El egoísmo de mis garbanzos
Hace más de un año que la clave de mi computadora es abundancia. Creo que la cambié para recordármelo todos los días. Siempre pienso en todo lo que tengo y no me llevo bien con pensar en lo que falta. De alguna manera todo me lleva a pensar lo que tuve la suerte de tener.
Tal vez por eso a veces soporto un poco demás situaciones que otros no soportarían, o le pongo humor a situaciones en las que otros no se reirían.
Estar aislados en casa por casi un mes hace pensar mucho en hábitos y costumbres que llevo como normales en el día a día y que hoy parecen situaciones excepcionales.
Hoy volví a salir a la calle después de 10 días. Me encontré haciendo una cola de 60 metros en la vereda con dos metros de distancia del resto de las personas, mirando a cada uno que pasaba como un posible factor de contagio, tranquilizándome cada vez que recordaba por qué no le pedí barbijos a mis viejos, médicos, antes de encerrarme. Normal. Ya más cerca de la entrada del chino vi que todos adentro tenían barbijos. Normal, todos se habían acordado. Había carteles en la pared en chino y vaya a saber en qué otro idioma con dibujitos chinos explicando por qué usaban barbijos. Tardé en entender el por qué de la explicación. Asumí que sería para que los que entrábamos no entráramos en pánico de ver esas caras tapadas. Todo normal.

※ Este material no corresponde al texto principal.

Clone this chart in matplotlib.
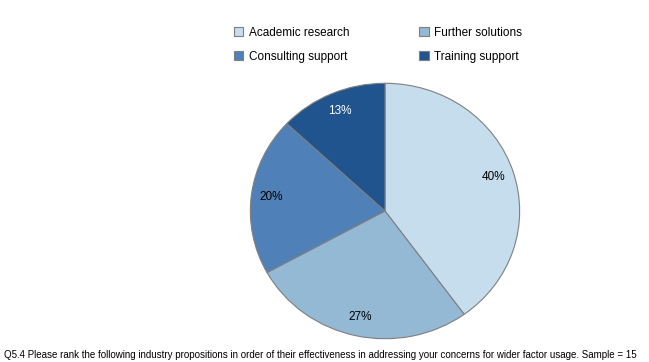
import matplotlib
matplotlib.use("Agg")
import matplotlib.pyplot as plt
from matplotlib.patches import Patch

labels = ["Academic research", "Further solutions", "Consulting support", "Training support"]
shares = [40, 27, 20, 13]
colors = ["#c6ddee", "#94b9d4", "#4f81b8", "#1f548f"]
pct_colors = ["black", "black", "black", "white"]
caption = ("Q5.4 Please rank the following industry propositions in order of their effectiveness "
           "in addressing your concerns for wider factor usage. Sample = 15")


def main():
    plt.rcParams["font.family"] = ["Liberation Sans", "DejaVu Sans"]
    fig = plt.figure(figsize=(6.49, 3.62), dpi=100)
    ax = fig.add_axes([249 / 649, 22 / 362, 272 / 649, 258 / 362])

    wedges, texts, autotexts = ax.pie(
        shares, colors=colors, startangle=90, counterclock=False,
        autopct="%d%%", pctdistance=0.85,
        wedgeprops=dict(edgecolor="#7f7f7f", linewidth=0.8),
        textprops=dict(fontsize=8.5))
    for t, c in zip(autotexts, pct_colors):
        t.set_color(c)
    ax.set_aspect("auto")
    ax.set_xlim(-1.01, 1.01)
    ax.set_ylim(-1.01, 1.01)

    # legend is filled row by row in the original
    order = [0, 2, 1, 3]
    handles = [Patch(facecolor=colors[i], edgecolor="#7f7f7f", linewidth=0.8) for i in order]
    fig.legend(handles, [labels[i] for i in order], ncol=2, loc="upper left",
               bbox_to_anchor=(223 / 649, 1 - 16 / 362), frameon=False,
               fontsize=8.5, handlelength=0.8, handleheight=0.8,
               handletextpad=0.5, columnspacing=5.9, labelspacing=1.05)

    fig.text(4 / 649, 1 - 355 / 362, caption, fontsize=7.0, va="center", ha="left")

    fig.savefig("out.png", dpi=100)


if __name__ == "__main__":
    main()
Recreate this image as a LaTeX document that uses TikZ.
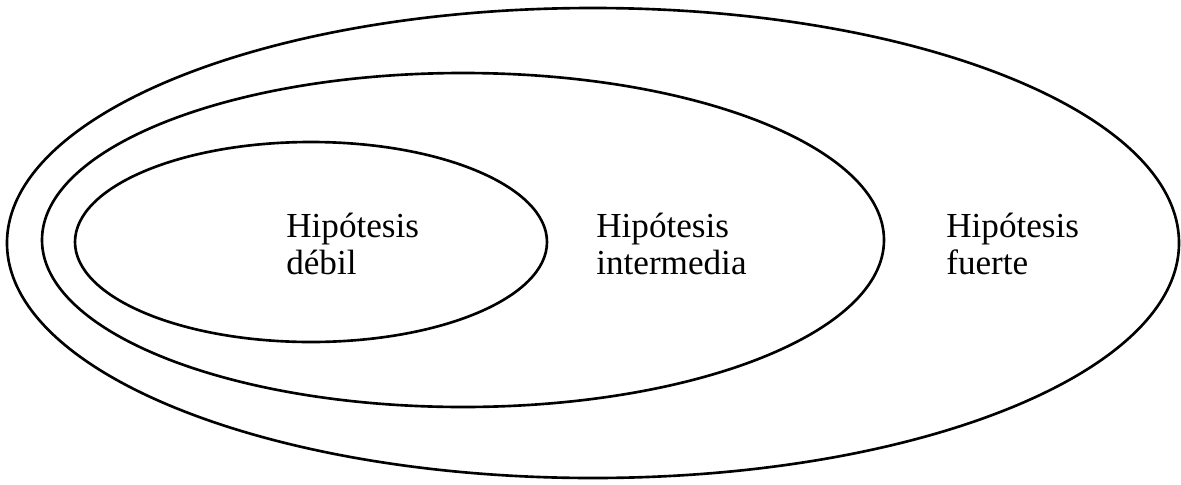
\documentclass[tikz,border=0pt]{standalone}
\usepackage{fontspec}
\setmainfont{Liberation Serif}
\begin{document}
\begin{tikzpicture}[x=0.02cm,y=-0.02cm,line width=1.5pt,
  label/.style={anchor=north west,inner sep=0pt,align=left,font=\fontsize{20}{21}\selectfont}]
\useasboundingbox (0,0) rectangle (1181,484);
% nested sets
\draw (593,243) ellipse (586 and 235);
\draw (463,240) ellipse (421 and 167);
\draw (311,242) ellipse (236 and 100);
% labels
\node[label] (debil) at (285,212) {Hipótesis\\débil};
\node[label] (inter) at (595,212) {Hipótesis\\intermedia};
\node[label] (fuerte) at (945,212) {Hipótesis\\fuerte};
\end{tikzpicture}
\end{document}
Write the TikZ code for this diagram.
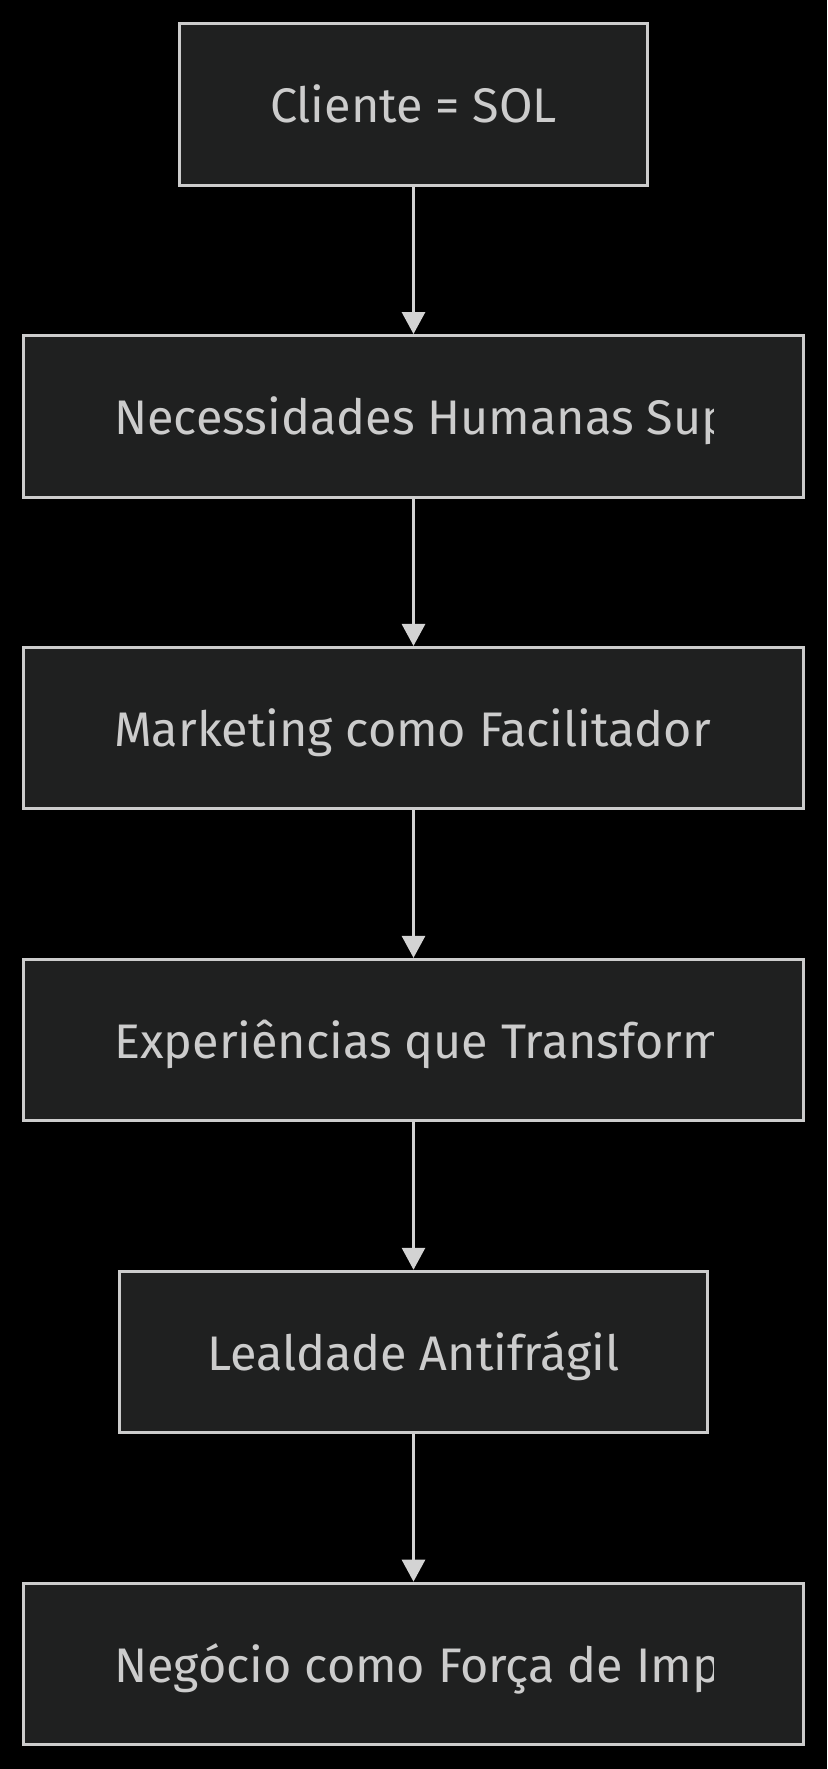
\documentclass[tikz,border=0pt]{standalone}
\usepackage{fontspec}
\setmainfont{Fira Sans}
\usetikzlibrary{arrows.meta}
\definecolor{nodefill}{HTML}{1F2020}
\definecolor{nodeline}{HTML}{CCCCCC}
\definecolor{edgecol}{HTML}{D3D3D3}
\definecolor{txtcol}{HTML}{CCCCCC}
\newlength\refw
\settowidth\refw{\fontsize{48}{58}\selectfont Cliente = SOL}
\pgfmathsetmacro\fsz{48*287/\refw}
\tikzset{
  flowbox/.style={draw=nodeline, fill=nodefill, line width=3pt, inner sep=0pt,
    minimum height=161.5pt},
  lbl/.style={text=txtcol, inner sep=0pt, font=\fontsize{\fsz}{\fsz}\selectfont},
  flowedge/.style={draw=edgecol, line width=3pt,
    -{Triangle[length=22pt,width=23pt]}},
}
\begin{document}
\begin{tikzpicture}[x=1pt,y=-1pt]
\fill[black] (0,0) rectangle (827,1769);
\useasboundingbox (0,0) rectangle (827,1769);

\node[flowbox, minimum width=468.5pt] (n1) at (413.5,104.4) {};
\node[flowbox, minimum width=779.5pt] (n2) at (413.5,416.3) {};
\node[flowbox, minimum width=779.5pt] (n3) at (413.5,728.2) {};
\node[flowbox, minimum width=779.5pt] (n4) at (413.5,1040.1) {};
\node[flowbox, minimum width=587.5pt] (n5) at (413.5,1352.0) {};
\node[flowbox, minimum width=779.5pt] (n6) at (413.5,1663.9) {};

\node[lbl, anchor=base] (t1) at (413.5,122) {Cliente = SOL};
\begin{scope}
\clip (114,0) rectangle (713,1769);
\node[lbl, anchor=base west] (t2) at (114,434) {Necessidades Humanas Superiores};
\node[lbl, anchor=base west] (t3) at (114,746) {Marketing como Facilitador};
\node[lbl, anchor=base west] (t4) at (114,1058) {Experiências que Transformam};
\node[lbl, anchor=base west] (t6) at (114,1682) {Negócio como Força de Impacto};
\end{scope}
\node[lbl, anchor=base] (t5) at (413.5,1370) {Lealdade Antifrágil};

\draw[flowedge] (n1) -- (n2);
\draw[flowedge] (n2) -- (n3);
\draw[flowedge] (n3) -- (n4);
\draw[flowedge] (n4) -- (n5);
\draw[flowedge] (n5) -- (n6);
\end{tikzpicture}
\end{document}
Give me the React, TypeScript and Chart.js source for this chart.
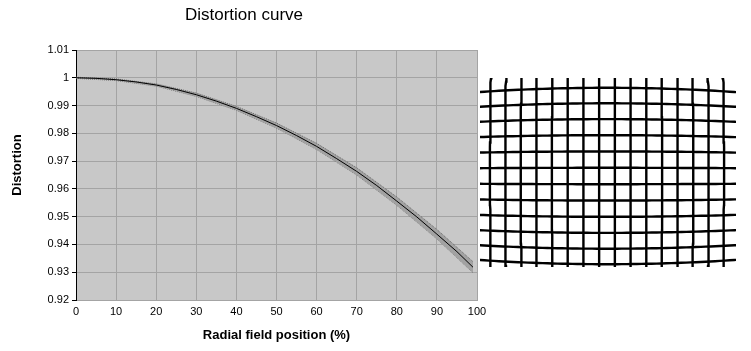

Hice las compras, de lo básico y no tan básico, que necesitábamos. Miré las góndolas vacías. Normal. Elegí llevar algunos de los pocos alimentos enlatados que quedaban y mientras menos quedaban menos llevé, para que le quedaran a los que todavía seguían esperando para entrar afuera. Salvo los garbanzos. Mi ilusión de verlos triturados con limón y ajo al lado de alguna verdura o carne pudo más y me llevé las dos últimas latas de garbanzos. Ahí, al lado de la góndola saqueada de los enlatados, no pensé en nadie más que en nosotros, en los días que vendrían y me los llevé. Elegí cada una de las cosas que metí en mis bolsas, por tamaño, peso, contemplando que estaba sola para llevar todo lo que necesitaba.
Y cuando me decidí a meter un vino más, porque se venían dos semanas más adentro y las noches ameritarían algún recreo, el cajero me dijo que no aceptaban tarjetas. Conté los pesos que me quedaban y fui sacando los más prescindibles, arrancando por el vino.
Las góndolas de vino estaban llenas. Las de enlatados vacías. El momento ameritaba menos brindis y más enlatados y yo preocupada por dejar un par de botellas de vino.
Conté nuevamente los pesos que me quedaban y pregunté cada precio de la verdulería para elegir los elementos menos perecederos del sector de verdes.
Nada de espinaca, nada de verdes, todo durable y más seco que húmedo. El panorama vegetal será horneado o salteado. Los frescos quedaron del lado de las situaciones excepcionales.
En casa miro fotos de viajes, de paseos por otros lados, de mar, de playa, de espacios que requieren transporte, terrestre o aéreo. Qué pasará con todos esos lugares. Cuando volveremos a salir de la ciudad, cuando volveremos a salir por la ciudad. ¿Volveré a hacer pones dulces con mi mamá este año? Adonde estará todo este loquero a fines del año? ¿Será 2020 el año del dadovueltismo mundial?
¿Hasta cuándo seguiré haciendo la cola con potenciales focos de contagio a dos metros de distancia?
Espero que hasta entonces me alcancen mis reservas de garbanzos para acompañar los días con limón y sabor, en abundancia.